Location
- 46 avenue Eglé, Maisons-Laffitte France
- 48°57′34″N 2°9′22″E﻿ / ﻿48.95944°N 2.15611°E

Information
- Type: Private
- Motto: Engage, Prosper, and Succeed
- Established: 1941; 85 years ago
- Founder: Anne-Marie Thommeret
- Grades: Pre-K to Grade 12
- Enrollment: 1500
- Language: English and French
- Website: https://www.ermitage.fr/

= Ermitage International School Paris =

Ermitage International School Paris is an international bilingual and boarding school located in Maisons-Laffitte, in the western suburbs of Paris, France. Founded in 1941 by Anne-Marie Thommeret during the German occupation of France, the school provides bilingual French–English education from early childhood to upper secondary level. The institution offers both the French Baccalaureate with an international option (BFI) and the International Baccalaureate (IB) programmes. The school operates across several sites in Maisons-Laffitte and includes boarding facilities for secondary-level students.

== History ==
The school was founded in 1941 during World War II, at a time when access to education in the Paris region was restricted under the German occupation and civilian resources were limited. Anne-Marie Thommeret, then a university student in French literature, began providing classes to local children, which led to the establishment of the school.

Following the destruction of the school’s initial premises during an Allied bombing raid targeting nearby railway infrastructure, the school relocated to alternative buildings in Maisons-Laffitte. The institution continued to operate with a small number of students during the war years and gradually expanded in the post-war period.

In 1980, influenced by the international community in Maisons-Laffitte, the school introduced a bilingual educational model and adopted an approach focused on internationalism. Building on this orientation, Ermitage International School Paris launched the international option of the French Baccalaureate (BFI) in 2003. Two years later, in 2005, the school joined the Round Square network, connecting it to over 200 schools across five continents and facilitating international student exchanges. Continuing its commitment to international education, Ermitage incorporated the International Baccalaureate (IB) programmes into its curriculum in 2009.

== Campus & Location ==
The school's campus stretches across multiple buildings in Maisons-Laffitte, a great part of them located in the historical park area. Some of the principal locations include:

- 10 avenue Desaix (French Bilingual Primary School)
- 46 avenue Eglé (IB School and offices)
- 24 avenue Eglé (French Bilingual Middle School)
- 18 rue des Côtes (French Bilingual High School)

== Academics programmes ==
Ermitage Paris offers a choice between the French programme with bilingual options, from age 3 to 18, and the International Baccalaureate (IB) programme in English, from age 5 to 18.
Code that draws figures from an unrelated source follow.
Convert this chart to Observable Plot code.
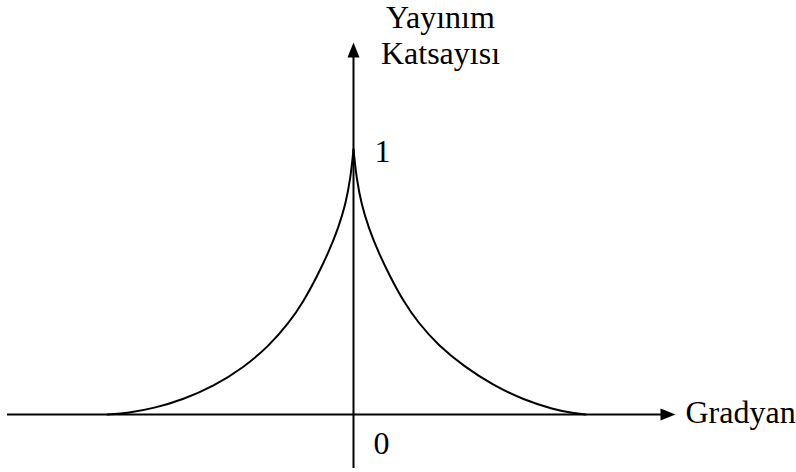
<!DOCTYPE html>
<html>
<head>
<meta charset="utf-8">
<script src="https://cdn.jsdelivr.net/npm/d3@7"></script>
<script src="https://cdn.jsdelivr.net/npm/@observablehq/plot@0.6"></script>
<style>
  html, body { margin: 0; padding: 0; background: #fff; }
  #chart svg { display: block; }
  #chart svg text { font-family: "Liberation Serif"; }
</style>
</head>
<body>
<div id="chart"></div>
<script>
// Gradient (x) in arbitrary units, diffusion coefficient (y) normalized to 1 at the peak
const leftX  = [-2.46, -2.25, -2.00, -1.70, -1.40, -1.10, -0.85, -0.65, -0.50, -0.36, -0.25, -0.15, -0.08, -0.03, 0];
const leftY  = [0, 0.006, 0.023, 0.057, 0.106, 0.177, 0.257, 0.343, 0.426, 0.525, 0.611, 0.706, 0.792, 0.891, 1];
const rightX = [0, 0.03, 0.08, 0.15, 0.25, 0.36, 0.50, 0.65, 0.85, 1.10, 1.40, 1.70, 2.00, 2.20, 2.32];
const rightY = [1, 0.891, 0.792, 0.706, 0.611, 0.525, 0.426, 0.345, 0.260, 0.183, 0.109, 0.056, 0.019, 0.005, 0];

const xAxisExtent = [-3.46, 3.22];   // horizontal axis (Gradyan)
const yAxisExtent = [-0.204, 1.404]; // vertical axis (Yayınım Katsayısı)

const xLabel = "Gradyan";
const yLabel = "Yayınım\nKatsayısı";
const tickZero = "0";
const tickOne = "1";

const curve = [
  ...leftX.map((x, i) => ({side: "left", x, y: leftY[i]})),
  ...rightX.map((x, i) => ({side: "right", x, y: rightY[i]}))
];

// filled arrowhead with its tip at the symbol origin, pointing right
const arrowHead = {
  draw(context) {
    context.moveTo(0, 0);
    context.lineTo(-15, -6);
    context.lineTo(-15, 6);
    context.closePath();
  }
};

const font = "Liberation Serif";
const textStyle = {fontSize: 32, fill: "#000", fontFamily: font};

const chart = Plot.plot({
  width: 796,
  height: 472,
  margin: 0,
  style: {background: "#fff", fontFamily: font},
  x: {domain: [-3.53, 4.43], range: [0, 796], axis: null},
  y: {domain: [-0.2189, 1.5623], range: [472, 0], axis: null},
  marks: [
    // axes
    Plot.ruleY([0], {x1: xAxisExtent[0], x2: xAxisExtent[1] - 0.1, stroke: "#000", strokeWidth: 2}),
    Plot.ruleX([0], {y1: yAxisExtent[0], y2: yAxisExtent[1] - 0.04, stroke: "#000", strokeWidth: 2}),
    Plot.dot([0], {x: xAxisExtent[1], y: 0, symbol: arrowHead, fill: "#000", stroke: "none"}),
    Plot.dot([0], {x: 0, y: yAxisExtent[1], symbol: arrowHead, rotate: -90, fill: "#000", stroke: "none"}),
    // curve
    Plot.line(curve, {x: "x", y: "y", z: "side", curve: "basis", stroke: "#000", strokeWidth: 2}),
    // labels
    Plot.text([xLabel], {x: xAxisExtent[1], y: 0, text: d => d, textAnchor: "start", dx: 10, dy: -2, ...textStyle}),
    Plot.text([yLabel], {x: 0, y: yAxisExtent[1], text: d => d, textAnchor: "middle", lineAnchor: "bottom", lineHeight: 1.14, dx: 87, dy: 22, ...textStyle}),
    Plot.text([tickOne], {x: 0, y: 1, text: d => d, textAnchor: "start", dx: 21, dy: 2, ...textStyle}),
    Plot.text([tickZero], {x: 0, y: 0, text: d => d, textAnchor: "start", dx: 20, dy: 29, ...textStyle})
  ]
});

document.getElementById("chart").appendChild(chart);
</script>
</body>
</html>
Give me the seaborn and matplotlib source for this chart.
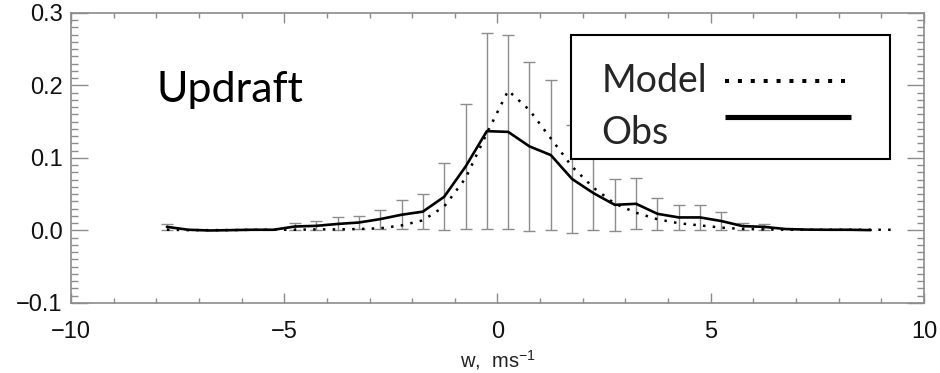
import numpy as np
import pandas as pd
import matplotlib
matplotlib.use("Agg")
import matplotlib.pyplot as plt
import seaborn as sns
from matplotlib.ticker import MultipleLocator
from matplotlib.lines import Line2D
from matplotlib.offsetbox import HPacker, DrawingArea

# ---- data ----
w_bins = [-7.75, -7.25, -6.75, -6.25, -5.75, -5.25, -4.75, -4.25, -3.75, -3.25,
          -2.75, -2.25, -1.75, -1.25, -0.75, -0.25, 0.25, 0.75, 1.25, 1.75,
          2.25, 2.75, 3.25, 3.75, 4.25, 4.75, 5.25, 5.75, 6.25, 6.75,
          7.25, 7.75, 8.25, 8.75, 9.25]
obs = [0.005, 0.001, 0.0, 0.0005, 0.001, 0.001, 0.0055, 0.0064, 0.009, 0.011,
       0.0157, 0.0217, 0.026, 0.0465, 0.088, 0.137, 0.136, 0.116, 0.104, 0.071,
       0.0515, 0.0354, 0.0368, 0.023, 0.018, 0.018, 0.013, 0.006, 0.005, 0.002,
       0.0012, 0.001, 0.001, 0.0005, np.nan]
obs_err = [0.004, np.nan, np.nan, np.nan, np.nan, np.nan, 0.0055, 0.006, 0.009, 0.0085,
           0.013, 0.0197, 0.0246, 0.046, 0.086, 0.135, 0.134, 0.117, 0.103, 0.074,
           0.0515, 0.0355, 0.035, 0.0217, 0.0174, 0.017, 0.012, 0.005, 0.004, np.nan,
           np.nan, np.nan, np.nan, np.nan, np.nan]
model = [0.001, 0.0005, 0.0005, 0.0005, 0.001, 0.001, 0.001, 0.0015, 0.0015, 0.002,
         0.003, 0.007, 0.014, 0.033, 0.072, 0.134, 0.193, 0.166, 0.127, 0.088,
         0.059, 0.037, 0.0245, 0.0155, 0.010, 0.007, 0.004, 0.002, 0.0015, 0.001,
         0.001, 0.001, 0.001, 0.001, 0.001]
series_labels = ["Model", "Obs"]
panel_label = "Updraft"
x_label = "w,  ms$^{-1}$"

df = pd.DataFrame({"w": w_bins, "obs": obs, "err": obs_err, "model": model})

# ---- style ----
sns.set_theme(style="ticks")
plt.rcParams["font.family"] = ["Liberation Sans", "DejaVu Sans"]
plt.rcParams["mathtext.default"] = "regular"
plt.rcParams["axes.unicode_minus"] = True

gray = "#8c8c8c"
fig = plt.figure(figsize=(9.4, 3.73), dpi=100)
ax = fig.add_axes([0.0755, 0.1877, 0.9075, 0.7775])

# error bars (std), drawn first
eb = df.dropna(subset=["err", "obs"])
ax.errorbar(eb["w"], eb["obs"], yerr=eb["err"], fmt="none", ecolor=gray,
            elinewidth=1.0, capsize=4.5, capthick=1.0, zorder=2)

sns.lineplot(data=df, x="w", y="model", ax=ax, color="black", lw=1.8,
             linestyle=(0, (1, 2.9)), errorbar=None, zorder=3)
sns.lineplot(data=df, x="w", y="obs", ax=ax, color="black", lw=1.9,
             errorbar=None, zorder=4)

ax.set_xlim(-10, 10)
ax.set_ylim(-0.1, 0.3)
ax.xaxis.set_major_locator(MultipleLocator(5))
ax.xaxis.set_minor_locator(MultipleLocator(1))
ax.yaxis.set_major_locator(MultipleLocator(0.1))
ax.yaxis.set_minor_locator(MultipleLocator(0.01))

for s in ax.spines.values():
    s.set_color(gray)
    s.set_linewidth(1.2)

ax.tick_params(axis="both", which="both", direction="in", top=True, right=True,
               color=gray, width=1.0, labelcolor="#111111", labelsize=17)
ax.tick_params(axis="x", which="major", length=7, pad=13)
ax.tick_params(axis="x", which="minor", length=3.5)
ax.tick_params(axis="y", which="major", length=12.5, pad=6)
ax.tick_params(axis="y", which="minor", length=5)

ax.set_xlabel(x_label, fontsize=14.5, color="#222222", labelpad=4)
ax.set_ylabel("")

ax.text(0.1005, 0.694, panel_label, transform=ax.transAxes, fontsize=31,
        family="Lato", va="baseline", ha="left", color="black")

# legend: text left, sample line right
fs = 27
h_model = Line2D([], [], color="black", lw=2.9, linestyle=(0, (1.0, 2.2)),
                 dash_capstyle="butt")
h_obs = Line2D([], [], color="black", lw=3.7, solid_capstyle="butt")
leg = ax.legend([h_model, h_obs], series_labels, loc="upper left",
                bbox_to_anchor=(0.5864, 0.9241), borderaxespad=0,
                markerfirst=False, handlelength=3.38, handletextpad=0.5,
                labelspacing=0.43, borderpad=0.2, fancybox=False,
                framealpha=1, facecolor="white", edgecolor="black",
                prop={"family": "Lato", "size": fs})
leg.get_frame().set_linewidth(1.5)
leg.set_zorder(10)

column = leg._legend_handle_box.get_children()[0]
rows = column.get_children()
for row in rows:
    t, h = row.get_children()
    left = HPacker(children=[DrawingArea(16.5, 0), t], pad=0, sep=0, align="baseline")
    right = HPacker(children=[h, DrawingArea(22.3, 0)], pad=0, sep=0, align="baseline")
    row._children = [left, right]
    row.width = 303.7
    row.mode = "expand"
column._children = [DrawingArea(0, 3.4)] + list(rows)

# sample lines: Model sits low in its row, Obs sits near the cap height
leg_lines = leg.get_lines()
leg_lines[0].set_ydata(np.asarray(leg_lines[0].get_ydata()) - 1.0)
leg_lines[1].set_ydata(np.asarray(leg_lines[1].get_ydata()) + 10.0)

fig.savefig("out.png", dpi=100)
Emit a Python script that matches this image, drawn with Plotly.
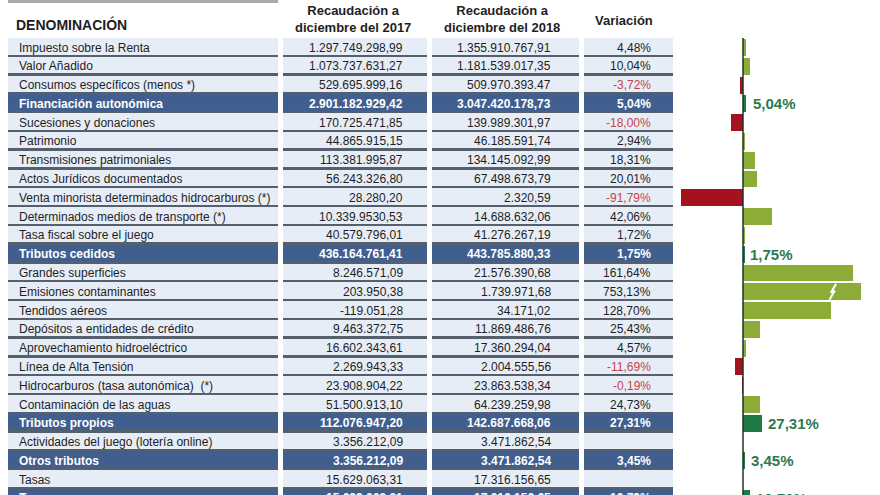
import plotly.graph_objects as go

# ---------------- data ----------------
labels = [
    "Impuesto sobre la Renta", "Valor Añadido", "Consumos específicos (menos *)",
    "Financiación autonómica", "Sucesiones y donaciones", "Patrimonio",
    "Transmisiones patrimoniales", "Actos Jurídicos documentados",
    "Venta minorista determinados hidrocarburos (*)",
    "Determinados medios de transporte (*)", "Tasa fiscal sobre el juego",
    "Tributos cedidos", "Grandes superficies", "Emisiones contaminantes",
    "Tendidos aéreos", "Depósitos a entidades de crédito",
    "Aprovechamiento hidroeléctrico", "Línea de Alta Tensión",
    "Hidrocarburos (tasa autonómica)  (*)", "Contaminación de las aguas",
    "Tributos propios", "Actividades del juego (lotería online)",
    "Otros tributos", "Tasas", "Tasas",
]
is_total = [0, 0, 0, 1, 0, 0, 0, 0, 0, 0, 0, 1, 0, 0, 0, 0, 0, 0, 0, 0, 1, 0, 1, 0, 1]
rec_2017 = [
    "1.297.749.298,99", "1.073.737.631,27", "529.695.999,16", "2.901.182.929,42",
    "170.725.471,85", "44.865.915,15", "113.381.995,87", "56.243.326,80",
    "28.280,20", "10.339.9530,53", "40.579.796,01", "436.164.761,41",
    "8.246.571,09", "203.950,38", "-119.051,28", "9.463.372,75",
    "16.602.343,61", "2.269.943,33", "23.908.904,22", "51.500.913,10",
    "112.076.947,20", "3.356.212,09", "3.356.212,09", "15.629.063,31",
    "15.629.063,31",
]
rec_2018 = [
    "1.355.910.767,91", "1.181.539.017,35", "509.970.393.47", "3.047.420.178,73",
    "139.989.301,97", "46.185.591,74", "134.145.092,99", "67.498.673,79",
    "2.320,59", "14.688.632,06", "41.276.267,19", "443.785.880,33",
    "21.576.390,68", "1.739.971,68", "34.171,02", "11.869.486,76",
    "17.360.294,04", "2.004.555,56", "23.863.538,34", "64.239.259,98",
    "142.687.668,06", "3.471.862,54", "3.471.862,54", "17.316.156,65",
    "17.316.156,65",
]
variacion = [
    4.48, 10.04, -3.72, 5.04, -18.00, 2.94, 18.31, 20.01, -91.79, 42.06, 1.72,
    1.75, 161.64, 753.13, 128.70, 25.43, 4.57, -11.69, -0.19, 24.73, 27.31,
    None, 3.45, None, 10.79,
]

# ---------------- style ----------------
FONT = "Liberation Sans, Arial, sans-serif"
ROW_FILL = "#e7edf6"
TOTAL_FILL = "#405e8e"
SEP = "#56606c"
TXT = "#1e1e1e"
NEG_TXT = "#c4444e"
BAR_POS = "#8bad38"
BAR_NEG = "#a3121d"
BAR_TOT = "#1e7a47"
TOT_LABEL = "#2b7b50"
CAP = 174  # visual cap of the variation bars (broken bar)

# table columns (left, right) in the table axis and text anchor
cols = [(8, 278), (283, 427), (432, 579), (584, 673)]
text_x = [17, 405, 553, 653]

PX_PER_PCT = 0.68
ZERO_PX = 743
ROW_PX = 18.79
ROW0_PX = 47.5
H = 495
Y_RANGE = [(H - ROW0_PX) / ROW_PX, -ROW0_PX / ROW_PX]

n = len(labels)
rows = list(range(n))


def fmt_pct(v):
    return ("%.2f%%" % v).replace(".", ",")


def yspec(i):
    """Row position; rows beyond the visible range fall back to paper coords."""
    if i <= Y_RANGE[0]:
        return dict(y=i, yref="y")
    return dict(y=1 - (ROW0_PX + ROW_PX * i) / H, yref="paper")


fig = go.Figure()

# cell backgrounds + separators
fills = [TOTAL_FILL if t else ROW_FILL for t in is_total]
for (l, r) in cols:
    fig.add_trace(go.Bar(
        orientation="h", y=rows, x=[r - l] * n, base=[l] * n,
        width=0.9, offset=-0.5, marker=dict(color=fills, line=dict(width=0)),
        xaxis="x", yaxis="y", hoverinfo="skip", showlegend=False))
    fig.add_trace(go.Bar(
        orientation="h", y=rows, x=[r - l] * n, base=[l] * n,
        width=0.1, offset=0.4, marker=dict(color=SEP, line=dict(width=0)),
        xaxis="x", yaxis="y", hoverinfo="skip", showlegend=False))

# variation bars
by, bx, bc = [], [], []
for i, v in enumerate(variacion):
    if v is None:
        continue
    by.append(i)
    bx.append(min(v, CAP))
    if is_total[i]:
        bc.append(BAR_TOT)
    elif v < 0:
        bc.append(BAR_NEG)
    else:
        bc.append(BAR_POS)
fig.add_trace(go.Bar(
    orientation="h", y=by, x=bx, width=0.9,
    marker=dict(color=bc, line=dict(width=0)),
    xaxis="x2", yaxis="y", hoverinfo="skip", showlegend=False))

# break mark on the capped bar
for i, v in enumerate(variacion):
    if v is not None and v > CAP:
        m = CAP - 42
        fig.add_trace(go.Scatter(
            x=[m + 5, m - 3, m + 3, m - 5], y=[i - 0.42, i + 0.05, i - 0.05, i + 0.42],
            mode="lines", line=dict(color="white", width=2),
            xaxis="x2", yaxis="y", hoverinfo="skip", showlegend=False))

ann = []
# table text
for i in rows:
    tot = is_total[i]
    base_col = "white" if tot else TXT
    w = "bold" if tot else "normal"
    ys = yspec(i)
    ann.append(dict(x=text_x[0], xref="x", text=labels[i], **ys,
                    xanchor="left", yanchor="middle", showarrow=False,
                    font=dict(family=FONT, size=12, color=base_col, weight=w)))
    ann.append(dict(x=text_x[1], xref="x", text=rec_2017[i], **ys,
                    xanchor="right", yanchor="middle", showarrow=False,
                    font=dict(family=FONT, size=12, color=base_col, weight=w)))
    ann.append(dict(x=text_x[2], xref="x", text=rec_2018[i], **ys,
                    xanchor="right", yanchor="middle", showarrow=False,
                    font=dict(family=FONT, size=12, color=base_col, weight=w)))
    v = variacion[i]
    # rows without a subtotal share show no variation text
    if v is not None and not (i in (21, 23)):
        c = base_col if tot else (NEG_TXT if v < 0 else TXT)
        ann.append(dict(x=text_x[3], xref="x", text=fmt_pct(v), **ys,
                        xanchor="right", yanchor="middle", showarrow=False,
                        font=dict(family=FONT, size=12, color=c, weight=w)))
    if tot and v is not None:
        ann.append(dict(x=min(v, CAP) + 6, xref="x2", text=fmt_pct(v), **ys,
                        xanchor="left", yanchor="middle", showarrow=False,
                        font=dict(family=FONT, size=15, color=TOT_LABEL, weight="bold")))

# headers
ann.append(dict(x=14, y=-1.2, xref="x", yref="y", text="DENOMINACIÓN",
                xanchor="left", yanchor="middle", showarrow=False,
                font=dict(family=FONT, size=14, color=TXT, weight="bold")))
ann.append(dict(x=353, y=-1.5, xref="x", yref="y",
                text="Recaudación a<br>diciembre del 2017",
                xanchor="center", yanchor="middle", showarrow=False,
                font=dict(family=FONT, size=13, color=TXT, weight="bold")))
ann.append(dict(x=502, y=-1.5, xref="x", yref="y",
                text="Recaudación a<br>diciembre del 2018",
                xanchor="center", yanchor="middle", showarrow=False,
                font=dict(family=FONT, size=13, color=TXT, weight="bold")))
ann.append(dict(x=624, y=-1.46, xref="x", yref="y", text="Variación",
                xanchor="center", yanchor="middle", showarrow=False,
                font=dict(family=FONT, size=13, color=TXT, weight="bold")))

shapes = [
    dict(type="rect", xref="x", yref="paper", x0=8, x1=278, y0=1 - 3 / H, y1=1,
         fillcolor="#a7abaf", line=dict(width=0), layer="above"),
    dict(type="line", xref="x2", yref="y", x0=0, x1=0, y0=-0.5, y1=n,
         line=dict(color="#1c3323", width=1.5), layer="above"),
]

fig.update_layout(
    width=880, height=H,
    margin=dict(l=0, r=0, t=0, b=0),
    paper_bgcolor="white", plot_bgcolor="white",
    barmode="overlay", bargap=0,
    annotations=ann, shapes=shapes,
    xaxis=dict(range=[0, 880], visible=False, fixedrange=True),
    xaxis2=dict(range=[-ZERO_PX / PX_PER_PCT, (880 - ZERO_PX) / PX_PER_PCT],
                overlaying="x", visible=False, fixedrange=True),
    yaxis=dict(range=Y_RANGE, visible=False, fixedrange=True),
    showlegend=False,
)

fig.write_html(
    "out.html",
    config={"displayModeBar": False},
    post_script="document.body.style.margin='0';document.body.style.overflow='hidden';",
)
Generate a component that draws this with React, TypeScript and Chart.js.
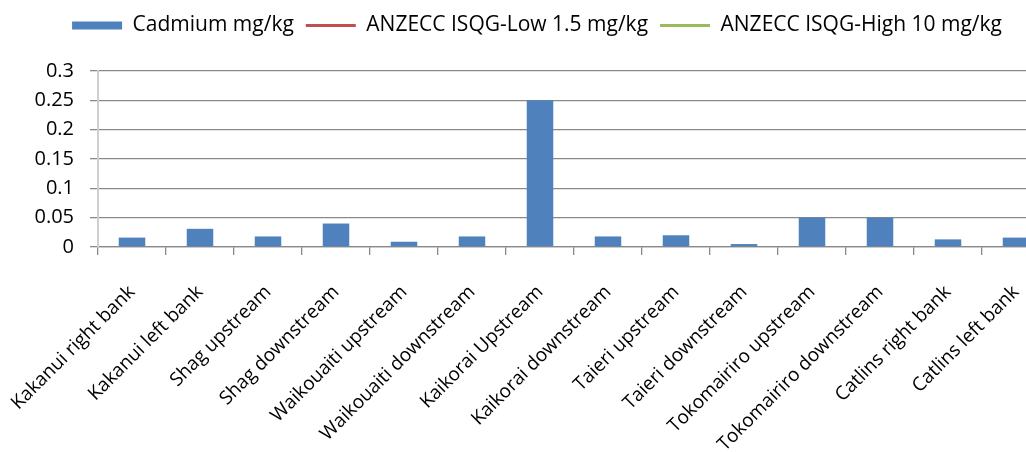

=== French Bilingual Programme ===
Accredited by the French National Ministry of Education, French Bilingual programmes offer several options to meet the needs of each family, including the International Option Baccalaureate (BFI). It starts at age 3 with the French Bilingual Primary School, followed from age 11 by the French Bilingual Middle School, and finishes from age 14 with the French Bilingual High School. From Middle School onwards, classes are primarily taught in French, with the possibility of studying English and other languages at an advanced level.

=== International Baccalaureate (IB) Programmes ===
Ermitage Paris is recognised as an IB World School. In addition to its own International Primary Programme for students aged 5 to 10, which provides a bridge to the IB framework, the school is authorised to deliver both the IB Middle Years Programme (MYP) and the IB Diploma Programme (DP). The innovative IB pedagogical approach puts students at the centre of their learning. Learning is in English with all students also taking French classes (beginner to native level). An English as an Additional Language (EAL) Intensive or Enhanced programme is available for students in MYP. The International Primary Programme is an IB PYP Candidate School for 2026.

== Student body ==
Ermitage International School Paris enrolls students from early childhood through upper secondary education. The student population includes both French and international students. In 2025-2026 the school has approximately 1,500 students, covering more than 80 nationalities.

Classes are organised by age, grade level and count around 15 students per class in International Programmes and 23 in French Bilingual Programmes.

== Boarding ==
The school offers boarding facilities for secondary-level students, with options for 5-day and full-week boarding. Ermitage Paris has four boarding houses scattered throughout the Maisons-Laffitte park, which can accommodate 70 students aged 11 to 18.